Nice to see this thread back in play! I missed some of the earlier answers and caught up with them tonight.

My maternal grandmother, who died in 1984, loved watching cartoons. I was little, so I thought she watched them because of me, but when I was older I learned that she’d watched them alone too. My mom often said that if she’d only lived a little longer she would’ve loved VCRs because then she could’ve watched all the cartoons she wanted on demand.

My maternal grandfather loved roller derby and American Gladiators. He, Dad, and I used to watch Creature Double Features when I was small, too.

As for the other grandparents… I never met my maternal grandmother but I’m told she was a big hockey fan the last several years of her life.

Grandma, born 1886, liked Welk and the White Sox, to my eternal shame.

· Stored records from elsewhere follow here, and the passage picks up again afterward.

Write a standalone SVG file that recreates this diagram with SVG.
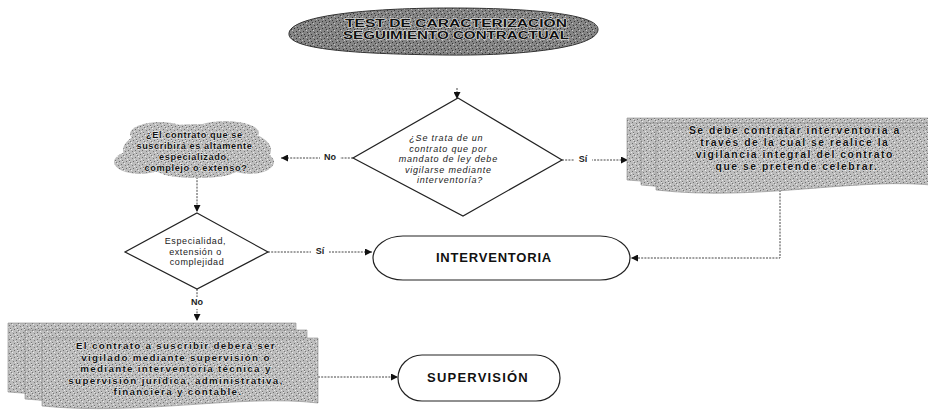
<svg xmlns="http://www.w3.org/2000/svg" width="928" height="415" viewBox="0 0 928 415">
<defs>
  <pattern id="stip" width="7" height="7" patternUnits="userSpaceOnUse">
    <rect width="7" height="7" fill="#bdbdbd"/>
    <rect x="0" y="0" width="1" height="1" fill="#6e6e6e"/>
    <rect x="4" y="1" width="1" height="1" fill="#777"/>
    <rect x="2" y="3" width="1" height="1" fill="#707070"/>
    <rect x="6" y="4" width="1" height="1" fill="#7a7a7a"/>
    <rect x="3" y="6" width="1" height="1" fill="#727272"/>
    <rect x="5" y="2" width="1" height="1" fill="#ececec"/>
    <rect x="1" y="5" width="1" height="1" fill="#e8e8e8"/>
    <rect x="3" y="0" width="1" height="1" fill="#e4e4e4"/>
  </pattern>
  <pattern id="stipDark" width="7" height="7" patternUnits="userSpaceOnUse">
    <rect width="7" height="7" fill="#858585"/>
    <rect x="0" y="0" width="1" height="1" fill="#333"/>
    <rect x="4" y="1" width="1" height="1" fill="#3a3a3a"/>
    <rect x="2" y="3" width="1" height="1" fill="#363636"/>
    <rect x="6" y="4" width="1" height="1" fill="#3c3c3c"/>
    <rect x="3" y="6" width="1" height="1" fill="#383838"/>
    <rect x="5" y="2" width="1" height="1" fill="#c8c8c8"/>
    <rect x="1" y="5" width="1" height="1" fill="#c0c0c0"/>
  </pattern>
  <marker id="arr" viewBox="0 0 10 10" refX="10" refY="5" markerWidth="7" markerHeight="7" orient="auto" markerUnits="userSpaceOnUse">
    <path d="M0,0 L10,5 L0,10 Z" fill="#111"/>
  </marker>
</defs>
<style>
  .conn { fill: none; stroke: #444; stroke-width: 1; stroke-dasharray: 2 1.2; }
  .lbl { font-family: "Liberation Sans", Arial, sans-serif; font-size: 9px; font-weight: bold; fill: #222; text-anchor: middle; dominant-baseline: middle; }
  .shape { stroke: #222; stroke-width: 1.2; fill: #fff; }
  .stip { fill: url(#stip); stroke: #8a8a8a; stroke-width: 0.6; }
  .btxt { font-family: "Liberation Sans", Arial, sans-serif; font-weight: bold; fill: #111; text-anchor: middle; stroke: #f2f2f2; stroke-width: 0.8; paint-order: stroke; }
  .dtxt { font-family: "Liberation Sans", Arial, sans-serif; fill: #222; text-anchor: middle; }
  .term { font-family: "Liberation Sans", Arial, sans-serif; font-weight: bold; fill: #111; text-anchor: middle; dominant-baseline: middle; }
</style>

<g id="connectors">
  <line class="conn" x1="457" y1="88" x2="457" y2="99" marker-end="url(#arr)"/>
  <line class="conn" x1="353" y1="158" x2="281" y2="158" marker-end="url(#arr)"/>
  <line class="conn" x1="197" y1="177" x2="197" y2="212" marker-end="url(#arr)"/>
  <line class="conn" x1="562" y1="160" x2="628" y2="160" marker-end="url(#arr)"/>
  <line class="conn" x1="268" y1="252" x2="372" y2="252" marker-end="url(#arr)"/>
  <polyline class="conn" points="780,190 780,258 631,258" marker-end="url(#arr)"/>
  <line class="conn" x1="197" y1="289" x2="197" y2="321" marker-end="url(#arr)"/>
  <line class="conn" x1="318" y1="377" x2="398" y2="377" marker-end="url(#arr)"/>
  <rect x="320" y="152" width="20" height="12" fill="#fff"/>
  <text class="lbl" x="330" y="158">No</text>
  <rect x="574" y="154" width="18" height="12" fill="#fff"/>
  <text class="lbl" x="583" y="160">Sí</text>
  <rect x="311" y="246" width="18" height="12" fill="#fff"/>
  <text class="lbl" x="320" y="252">Sí</text>
  <rect x="186" y="297" width="22" height="12" fill="#fff"/>
  <text class="lbl" x="197" y="303">No</text>
</g>

<g id="title">
  <path d="M289,33 C292,14 380,8 450,8 C530,8 600,14 598,30 C596,48 520,56 445,55 C360,54 286,50 289,33 Z" fill="url(#stipDark)" stroke="#333" stroke-width="1"/>
  <text class="btxt" x="456" y="27" font-size="10" textLength="222" lengthAdjust="spacingAndGlyphs">TEST DE CARACTERIZACIÓN</text>
  <text class="btxt" x="456" y="39" font-size="10" textLength="226" lengthAdjust="spacingAndGlyphs">SEGUIMIENTO CONTRACTUAL</text>
</g>

<g id="decision1">
  <polygon class="shape" points="458,98 562,160 463,216 353,158"/>
  <text class="dtxt" font-style="italic" font-size="9" letter-spacing="0.8">
    <tspan x="448" y="141">¿Se trata de un</tspan>
    <tspan x="450" y="151.5">contrato que por</tspan>
    <tspan x="450" y="162">mandato de ley debe</tspan>
    <tspan x="450" y="172.5">vigilarse mediante</tspan>
    <tspan x="450" y="183">interventoría?</tspan>
  </text>
</g>

<g id="cloud">
  <g fill="url(#stip)">
    <ellipse cx="197" cy="150" rx="74" ry="26"/>
    <ellipse cx="160" cy="134" rx="30" ry="12"/>
    <ellipse cx="225" cy="133" rx="34" ry="12"/>
    <ellipse cx="140" cy="162" rx="26" ry="12"/>
    <ellipse cx="250" cy="162" rx="24" ry="12"/>
    <ellipse cx="197" cy="170" rx="40" ry="8"/>
  </g>
  <text class="btxt" font-size="9.2" letter-spacing="0.6">
    <tspan x="196" y="138">¿El contrato que se</tspan>
    <tspan x="196" y="149">suscribirá es altamente</tspan>
    <tspan x="196" y="160">especializado,</tspan>
    <tspan x="196" y="171">complejo o extenso?</tspan>
  </text>
</g>

<g id="docRight">
  <path class="stip" d="M627,118 H940 V176 C860,166 760,192 627,180 Z"/>
  <path class="stip" d="M641,123 H940 V181 C860,171 760,197 641,185 Z"/>
  <path class="stip" d="M656,128 H940 V186 C860,176 760,202 656,190 Z"/>
  <text class="btxt" font-size="10.4" letter-spacing="1.5">
    <tspan x="797" y="134">Se debe contratar interventoría a</tspan>
    <tspan x="797" y="146">través de la cual se realice la</tspan>
    <tspan x="797" y="158">vigilancia integral del contrato</tspan>
    <tspan x="797" y="170">que se pretende celebrar.</tspan>
  </text>
</g>

<g id="decision2">
  <polygon class="shape" points="197,213 268,252 197,289 125,252"/>
  <text class="dtxt" font-size="9" letter-spacing="0.6">
    <tspan x="197" y="244">Especialidad,</tspan>
    <tspan x="197" y="254.5">extensión o</tspan>
    <tspan x="197" y="265">complejidad</tspan>
  </text>
</g>

<g id="interventoria">
  <rect class="shape" x="373" y="236" width="257" height="44" rx="30" ry="22"/>
  <text class="term" x="494" y="259" font-size="13" letter-spacing="0.8">INTERVENTORIA</text>
</g>

<g id="docBottom">
  <path class="stip" d="M8,323 H296 V389 C220,380 120,402 8,392 Z"/>
  <path class="stip" d="M25,330 H307 V396 C230,387 130,409 25,399 Z"/>
  <path class="stip" d="M42,338 H318 V403 C240,394 140,416 42,406 Z"/>
  <text class="btxt" font-size="9.8" letter-spacing="1.3">
    <tspan x="178" y="349">El contrato a suscribir deberá ser</tspan>
    <tspan x="178" y="360.5">vigilado mediante supervisión o</tspan>
    <tspan x="178" y="372">mediante interventoría técnica y</tspan>
    <tspan x="178" y="383.5">supervisión jurídica, administrativa,</tspan>
    <tspan x="178" y="395">financiera y contable.</tspan>
  </text>
</g>

<g id="supervision">
  <rect class="shape" x="398" y="355" width="162" height="46" rx="24" ry="23"/>
  <text class="term" x="478" y="379" font-size="13" letter-spacing="1.2">SUPERVISIÓN</text>
</g>
</svg>
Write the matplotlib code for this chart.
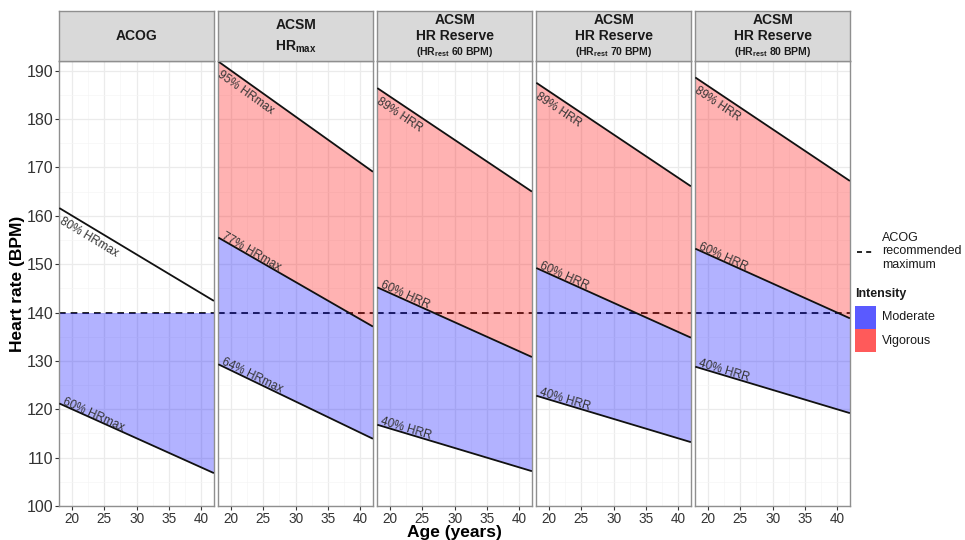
import numpy as np
import matplotlib
matplotlib.use('Agg')
import matplotlib.pyplot as plt
from matplotlib.lines import Line2D
from matplotlib.patches import Rectangle
from matplotlib.ticker import MultipleLocator

plt.rcParams['font.family'] = ['Liberation Sans', 'DejaVu Sans']
plt.rcParams['mathtext.fontset'] = 'custom'
plt.rcParams['mathtext.rm'] = 'Liberation Sans'
plt.rcParams['mathtext.bf'] = 'Liberation Sans:bold'
plt.rcParams['mathtext.it'] = 'Liberation Sans:italic'

# ---------------- data ----------------
ages = [18, 42]
acog_max = 140

acog_80 = [161.6, 142.4]
acog_60 = [121.2, 106.8]
hrmax_95 = [191.9, 169.1]
hrmax_77 = [155.5, 137.1]
hrmax_64 = [129.3, 113.9]
hrr60_89 = [186.4, 165.0]
hrr60_60 = [145.2, 130.8]
hrr60_40 = [116.8, 107.2]
hrr70_89 = [187.5, 166.1]
hrr70_60 = [149.2, 134.8]
hrr70_40 = [122.8, 113.2]
hrr80_89 = [188.6, 167.2]
hrr80_60 = [153.2, 138.8]
hrr80_40 = [128.8, 119.2]

strip_titles = [
    ["ACOG"],
    ["ACSM", r"HR$_{\mathbf{max}}$"],
    ["ACSM", "HR Reserve", r"(HR$_{\mathbf{rest}}$ 60 BPM)"],
    ["ACSM", "HR Reserve", r"(HR$_{\mathbf{rest}}$ 70 BPM)"],
    ["ACSM", "HR Reserve", r"(HR$_{\mathbf{rest}}$ 80 BPM)"],
]

BLUE = '#0000FF'
RED = '#FF0000'

# lines: (values, label, placement)
panels = [
    dict(lines=[(acog_80, "80% HRmax", 'below'), (acog_60, "60% HRmax", 'above')],
         fills=[(acog_60, [acog_max, acog_max], BLUE)]),
    dict(lines=[(hrmax_95, "95% HRmax", 'below'), (hrmax_77, "77% HRmax", 'above'),
                (hrmax_64, "64% HRmax", 'above')],
         fills=[(hrmax_64, hrmax_77, BLUE), (hrmax_77, hrmax_95, RED)]),
    dict(lines=[(hrr60_89, "89% HRR", 'below'), (hrr60_60, "60% HRR", 'above'),
                (hrr60_40, "40% HRR", 'above')],
         fills=[(hrr60_40, hrr60_60, BLUE), (hrr60_60, hrr60_89, RED)]),
    dict(lines=[(hrr70_89, "89% HRR", 'below'), (hrr70_60, "60% HRR", 'above'),
                (hrr70_40, "40% HRR", 'above')],
         fills=[(hrr70_40, hrr70_60, BLUE), (hrr70_60, hrr70_89, RED)]),
    dict(lines=[(hrr80_89, "89% HRR", 'below'), (hrr80_60, "60% HRR", 'above'),
                (hrr80_40, "40% HRR", 'above')],
         fills=[(hrr80_40, hrr80_60, BLUE), (hrr80_60, hrr80_89, RED)]),
]

W, H = 965, 540
fig = plt.figure(figsize=(W / 100, H / 100), dpi=100)

def fx(x):
    return x / W

def fy(y):
    return 1 - y / H

BORDER = '#8F8F8F'
left0, pitch, pw = 59.3, 159.0, 154.6
top, bottom = 61.0, 506.0

for i, p in enumerate(panels):
    x0 = left0 + i * pitch
    ax = fig.add_axes([fx(x0), fy(bottom), pw / W, (bottom - top) / H])
    ax.set_xlim(18, 42)
    ax.set_ylim(100, 192)
    ax.xaxis.set_major_locator(MultipleLocator(5))
    ax.xaxis.set_minor_locator(MultipleLocator(2.5))
    ax.yaxis.set_major_locator(MultipleLocator(10))
    ax.yaxis.set_minor_locator(MultipleLocator(5))
    ax.grid(which='major', color='#EBEBEB', lw=0.9, zorder=0)
    ax.grid(which='minor', color='#F5F5F5', lw=0.5, zorder=0)
    ax.set_axisbelow(True)
    for s in ax.spines.values():
        s.set_color(BORDER)
        s.set_linewidth(1.0)
    ax.tick_params(which='minor', length=0)
    ax.tick_params(axis='x', which='major', length=3, width=0.8, color='#333333',
                   labelsize=9.8, labelcolor='#333333', pad=1.5)
    if i == 0:
        ax.tick_params(axis='y', which='major', length=3, width=0.8, color='#333333',
                       labelsize=11.5, labelcolor='#333333', pad=1.5)
    else:
        ax.tick_params(axis='y', which='major', length=0, labelleft=False)

    # ACOG recommended maximum (below the translucent fills)
    ax.axhline(acog_max, color='black', lw=1.2, ls=(0, (4, 3)), zorder=1)

    for lo, hi, c in p['fills']:
        ax.fill_between(ages, lo, hi, color=c, alpha=0.3, lw=0, zorder=2)

    for vals, lab, pos in p['lines']:
        ax.plot(ages, vals, color='#111111', lw=1.3, zorder=3, solid_capstyle='butt')
        slope = (vals[1] - vals[0]) / (ages[1] - ages[0])
        ang = np.degrees(np.arctan2(vals[1] - vals[0], ages[1] - ages[0]))
        if pos == 'below':
            xl = 18.6
            yl = vals[0] + slope * (xl - ages[0])
            ax.text(xl, yl - 1.0, lab, rotation=ang, rotation_mode='anchor',
                    transform_rotates_text=True, ha='left', va='top',
                    fontsize=8.5, color='#333333', zorder=4)
        else:
            xl = 18.35
            yl = vals[0] + slope * (xl - ages[0])
            ax.text(xl, yl + 0.2, lab, rotation=ang, rotation_mode='anchor',
                    transform_rotates_text=True, ha='left', va='baseline',
                    fontsize=8.5, color='#333333', zorder=4)

    # strip
    sax = fig.add_axes([fx(x0), fy(top), pw / W, 50 / H])
    sax.set_facecolor('#D9D9D9')
    sax.set_xticks([])
    sax.set_yticks([])
    for s in sax.spines.values():
        s.set_color(BORDER)
        s.set_linewidth(1.0)
    t = strip_titles[i]
    if len(t) == 1:
        sax.text(0.5, 0.5, t[0], ha='center', va='center', fontsize=10,
                 fontweight='bold', color='#1A1A1A', transform=sax.transAxes)
    elif len(t) == 2:
        sax.text(0.5, 0.72, t[0], ha='center', va='center', fontsize=10,
                 fontweight='bold', color='#1A1A1A', transform=sax.transAxes)
        sax.text(0.5, 0.28, t[1], ha='center', va='center', fontsize=10,
                 fontweight='bold', color='#1A1A1A', transform=sax.transAxes)
    else:
        sax.text(0.5, 0.81, t[0], ha='center', va='center', fontsize=10,
                 fontweight='bold', color='#1A1A1A', transform=sax.transAxes)
        sax.text(0.5, 0.51, t[1], ha='center', va='center', fontsize=10,
                 fontweight='bold', color='#1A1A1A', transform=sax.transAxes)
        sax.text(0.5, 0.18, t[2], ha='center', va='center', fontsize=7.5,
                 fontweight='bold', color='#1A1A1A', transform=sax.transAxes)

# axis titles
fig.text(fx(18), fy(283.5), "Heart rate (BPM)", rotation=90, ha='center', va='center',
         fontsize=12.5, fontweight='bold')
fig.text(fx(454.5), fy(532), "Age (years)", ha='center', va='center',
         fontsize=12.5, fontweight='bold')

# legend
fig.add_artist(Line2D([fx(857), fx(874)], [fy(251.7), fy(251.7)], color='black',
                      lw=1.2, ls=(0, (3, 2.5))))
fig.text(fx(882), fy(251.5), "ACOG\nrecommended\nmaximum", ha='left', va='center',
         fontsize=9, linespacing=1.12, color='#1A1A1A')
fig.text(fx(855), fy(293.5), "Intensity", ha='left', va='center', fontsize=9,
         fontweight='bold', color='#1A1A1A')
fig.add_artist(Rectangle((fx(855), fy(329)), 21 / W, 23.3 / H, transform=fig.transFigure,
                         facecolor='#5A5AFF', edgecolor='none'))
fig.add_artist(Rectangle((fx(855), fy(352)), 21 / W, 23.3 / H, transform=fig.transFigure,
                         facecolor='#FF5A5A', edgecolor='none'))
fig.text(fx(882), fy(317.5), "Moderate", ha='left', va='center', fontsize=9, color='#1A1A1A')
fig.text(fx(882), fy(341), "Vigorous", ha='left', va='center', fontsize=9, color='#1A1A1A')

fig.savefig('out.png', dpi=100)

What kind of cartoons did she watch? Were they the classic Disney, Fleischer, and Warner Brothers/Looney Tunes or the then-contemporary stuff from the 60s,70s, and 80s?

My grandfather traveled a lot before he was married, and was a newspaper reporter, back when that was a job you got by being a copy boy, and then a cub reporter, then getting a few real stories. At some point, he became friends with Forrest Tucker. I don’t know the whole backstory there, although I think it had something to do with one of his fellow reporters at one paper having gone to high school with him, and it turned out Tucker and my grandfather both collected coins, so they really hit it off.

But at any rate, they remained they equivalent of “Facebook” friends all their lives, which meant, that my grandfather sent him a Christmas card (as a matter of professionalism, my grandfather sent out a lot of them), and they looked each other up if one happened to be in town.

It also meant that any time F-Troop was on, we watched. My grandfather even got cable in the late 70s when one of the channels started airing it regularly.

Oh, my maternal grandmother, who only recently died, at the age of 98 1/2, loved The Golden Girls. She really identified with women of their ages who got out and did things, and were sexually active.

She also, for some reason I can’t fathom, loved Everybody Loves Raymond. I have no idea why, but I got her the third season on DVD, and she was thrilled. She was a wonderful mother-in-law, but maybe she liked Doris Roberts a little as an assimilated Jew. My grandmother wasn’t assimilated in the sense that she tried to hide being Jewish, but she wanted to have lots of friends from every walk of life. It sounds weird now, but back in the 1960s, my grandmother was proud to have friends who were, black, Chinese, Korean, Catholic, and every variety of Protestant, as well as all kinds of Jews. I hope that doesn’t sound offensive to people, but my grandmother was born in 1917, and was really very progressive. She wasn’t even homophobic. She liked to listed to KD Lang, because she reminded her of Patsy Cline, and her private life was no one else’s business. She even criticized Reagan back in the 80s for not addressing the AIDS crisis.

Haven’t thought of Chilly Billy in years. Always thought it was great that his daughter and granddaughter are CMU Drama graduates.

The only two jokes I remember from*** Hee-Haw***:

(1) *“I crossed a caterpillar with a Japanese beetle.”

“Whad’ya get?”

“A kamikaze butterfly!”*

(2) *“My wife wanted t’keep pigs in th’ house.”

"Why don’tcha let her?

“Can’t stand th’ smell!”

“Why don’tcha open th’ window?”

“Whut?!? And let th’ chickens out?!?”*

Maternal grandparents born 1892 and 1895. Got dumped at their house as a kid in the late '60s so parents could party on Sundays.

Welk, definitely. Also the usual other Old People shows of the time – Beverly Hillbillies, Red Skelton, etc. Occasionally some more contemporary, like Here Come the Brides. On “Sunday Night at the Movies” saw all kinds of good shit…Bridge Over the River Kwai, A Hard Day’s Night. The weirdest movie was Kisses for my President, a 1964 flick about the first woman Prez.

I had one grandmother who loved the Black and White Minstrel Show. Mostly it would be on the TV in the TV room and she would sing along while she did stuff around the house.